As I’m reading anti-Trump and pro-Trump commentary, I’m finding very few pieces that fully explore the different possibilities of a Trump presidency.
So I tried to create a graph to chart what I think are three dominant considerations we should be using to understand the president elect.
A Framework for Understanding the President Elect
This framework captures 3 primary spectra:
Social Liberalism: Does a leader have respect for people of all races, gender, sexuality, religion, and places of birth?
Economics: Does a leader lean more toward populist economics (which often involves trade protectionism and anti-immigration stances) or globalist economics (which generally leans towards free trade and more immigration)?
Rule of Law: Does a leader behave within the established norms of domestic democracy and international rule of law, or does she lead by greatly damaging democratic institutions and grossly violating international law?
To chart some historical examples, I spent a few minutes trying to plot the last few American presidents and Hitler. I was just aiming to be directionally correct but am in no way trying to argue that I plotted these perfectly.
Each Variable is Very Important, But I Think Rule of Law is Probably Most Important
You could make reasonable arguments for each variable being the most important consideration.
If I had to argue for social liberalism, I’d say that even someone who works within the rule of law can do terrible harm to minority populations.
If I had to argue for economics, I’d say that someone who wrecks the international economic system could unleash untold suffering on the poor of the world.
In arguing for rule of law, I’m mostly arguing from this recent historical fact that so many of the world’s major mass deaths have been caused by dictators, such as Hitler, Mao and Stalin.
This graph is illustrative:
I’d need to think harder before having stronger opinions on the relative importance of each variable.
The only thing I am confident in is that they’re all important.
When to Build Bridges, When to Join the Resistance
I think both Trump and Clinton supporters have reasonable grievances about the world.
I don’t think that it’s in our country’s best long-term interest for each side to: (1) argue loudly about their legitimate grievances (2) not listen to the other side’s legitimate grievances and (3) not differentiate between policy differences and threats to the survival of the nation.
I think economics and immigration are policy differences.
I think respect for rule of law is an issue that gets at the survival of our nation.
And I think social liberalism sits between the two, in that it determines who receives the full benefit of the rule of law within our country, which in its most severe form can threaten the survival of our nation (slavery) but in other cases can be solved through the political process (gay marriage).

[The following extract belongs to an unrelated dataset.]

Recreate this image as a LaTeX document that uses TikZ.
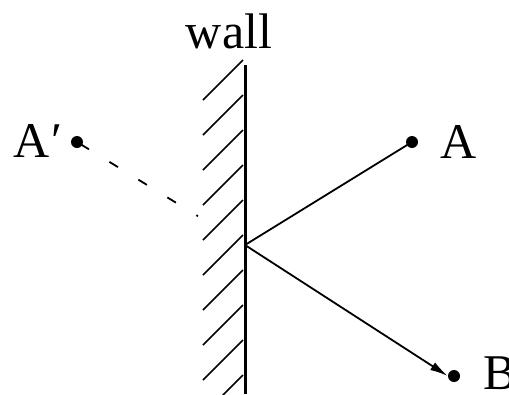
\documentclass[tikz,border=0pt]{standalone}
\usepackage{fontspec}
\setmainfont{Liberation Serif}
\usetikzlibrary{arrows.meta,calc}
\begin{document}
\begin{tikzpicture}[x=1pt,y=-1pt,
  dotnode/.style={circle,fill=black,inner sep=0pt,minimum size=12pt},
  lbl/.style={font=\fontsize{50}{50}\selectfont,inner sep=0pt,anchor=base west},
  ray/.style={line width=1.8pt},
  hatch/.style={line width=1.6pt}]
\useasboundingbox (0,0) rectangle (509,394);
% wall
\coordinate (wtop) at (245,65);
\coordinate (wbot) at (245,394);
\coordinate (P) at (245,245);
\foreach \y in {100,135,170,205,240,275,310,345,380,415}
  \draw[hatch] (203,\y) -- (243,\y-40);
\draw[line width=3pt] (wtop) -- (wbot);
\node[font=\fontsize{50}{50}\selectfont,inner sep=0pt,anchor=base] (wl) at (229,48) {wall};
% points
\node[dotnode] (Ap) at (77,142) {};
\node[dotnode] (A) at (412,142) {};
\node[dotnode] (B) at (454,376) {};
\node[lbl] (lAp) at (13,157) {A\kern2pt′};
\node[lbl] (lA) at (440,158) {A};
\node[lbl] (lB) at (483,389) {B};
% rays
\draw[ray] (A.center) -- (P);
\draw[ray,-{Latex[length=18pt,width=9pt]}] (P) -- (B.west);
\coordinate (Dend) at ($(Ap.center)!0.72!(P)$);
\draw[ray,dash pattern=on 10pt off 24pt,dash phase=-4pt] (Ap.center) -- (Dend);
\end{tikzpicture}
\end{document}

I think it’s worth trying to build bridges around policy and less severe forms of social illiberalism.
I think it’s worth considering more radical forms of resistance in cases of major threats to the rule of law and severe cases of social illiberalism.
Our country is deeply divided about many issues.

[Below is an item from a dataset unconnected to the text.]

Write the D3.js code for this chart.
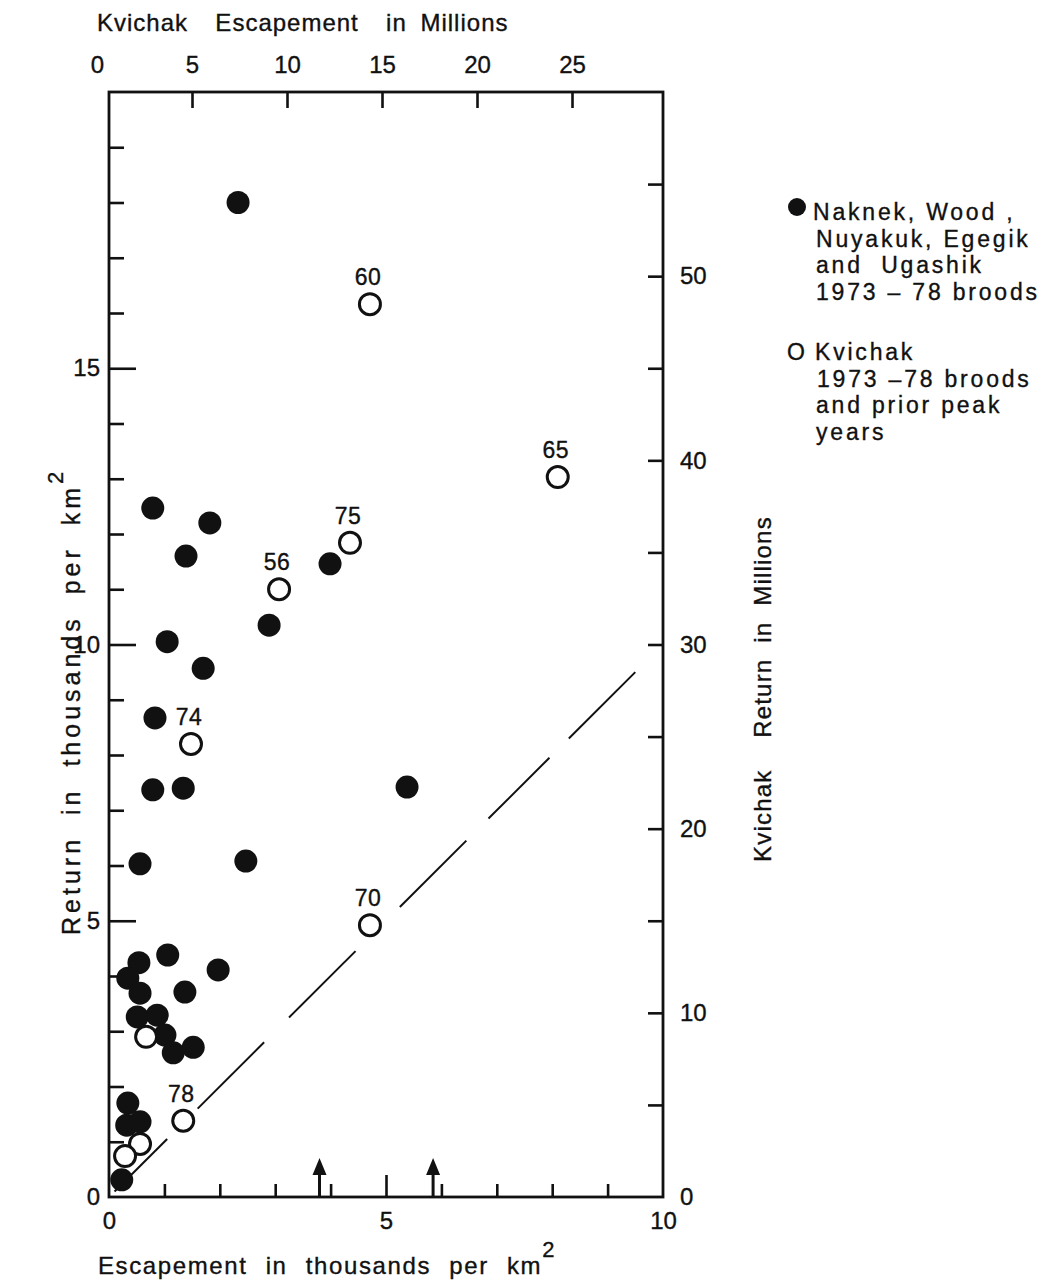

It’s important to tease out the differences between these issues, both to understand ourselves and to understand the president elect.
I know that this is a rather unemotional way of trying to understand issues riven with deep emotions.
I’ve felt a lot over the past week – it’s been especially hard to hear stories of children in our schools who don’t feel safe – and I’ll continue to listen to these emotions.
But I also want to try and understand the way forward, and, for me, frameworks help.